New year, new databases

I’ve spent New Year’s Day migrating about 50,000 images into Adobe Lightroom CC, after many years of using an assortment of Apple’s photo management tools. I’d hit the point where I realized I would soon have to give up iPhoto, and had in fact already migrated several sets into Photos.

But I really fucking hate Photos. While it’s great for the average user who just wants to look at pictures from his phone, it has several glaring weaknesses for anyone who applies any serious degree of metadata to, say, a research photo collection. Its file system is an inscrutable train wreck. It does not actually write certain of its metadata into the image files. The goddamn face recognition that you can’t turn off drives me to distraction. Then, when I realized today what a hassle it would be simply to download a video from my phone with the file format and creation date intact, it was the last straw for Photos.

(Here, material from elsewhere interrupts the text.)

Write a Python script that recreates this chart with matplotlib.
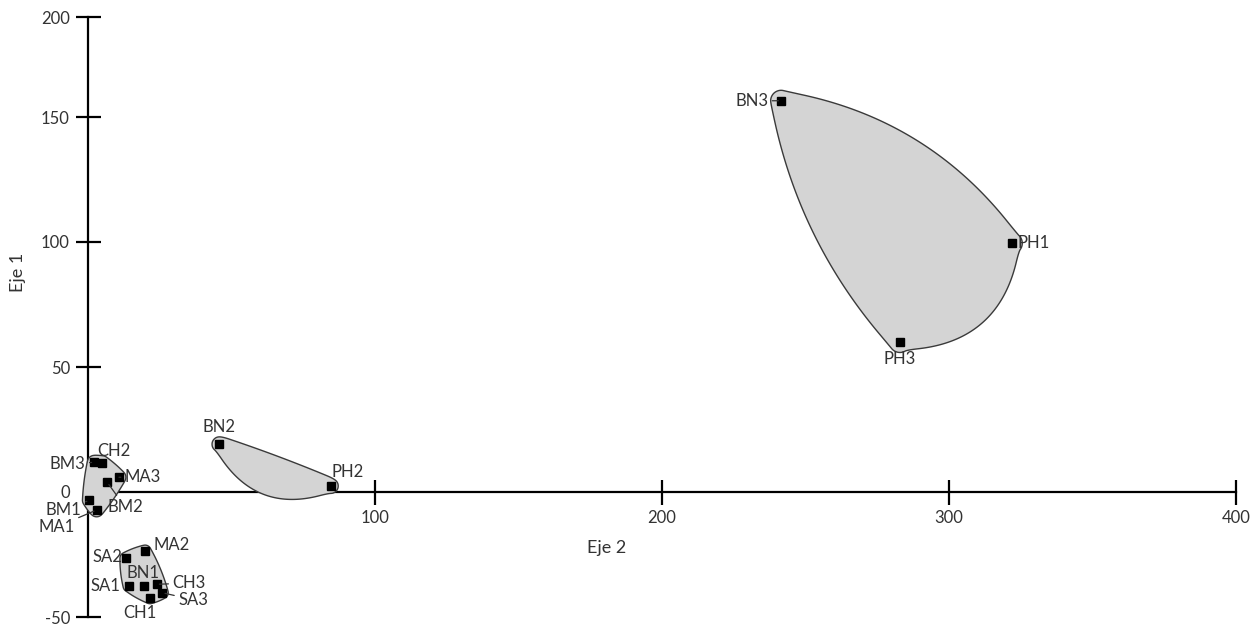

Add to all this the fact that it’s actually easier to migrate an iPhoto library than a Photos library into Lightroom (and the fact that I have free access to the whole Creative Cloud platform through work) and you arrive next to me on the couch as I was having my Spam, rice, and eggs this morning. That was when I decided that today was the day to make the jump (though I’d test-migrated one library several weeks ago). The old iMac has been plugging away for almost five hours now and I’m at 47%.

I’m doing all this, of course, so I can be involved in a major migration of digital content both at home and at work. As of last month, I chaired a committee that recommended moving from CONTENTdm, the incredibly expensive digital asset management my digital collections unit currently uses, to Islandora, an open-source platform. This migration (which will involve about 750,000 items) will pretty much define my next year at work. We’re one of the bigger installations to make this move. It should be fun.

I guess I didn’t want to be bored at home at the end of the day…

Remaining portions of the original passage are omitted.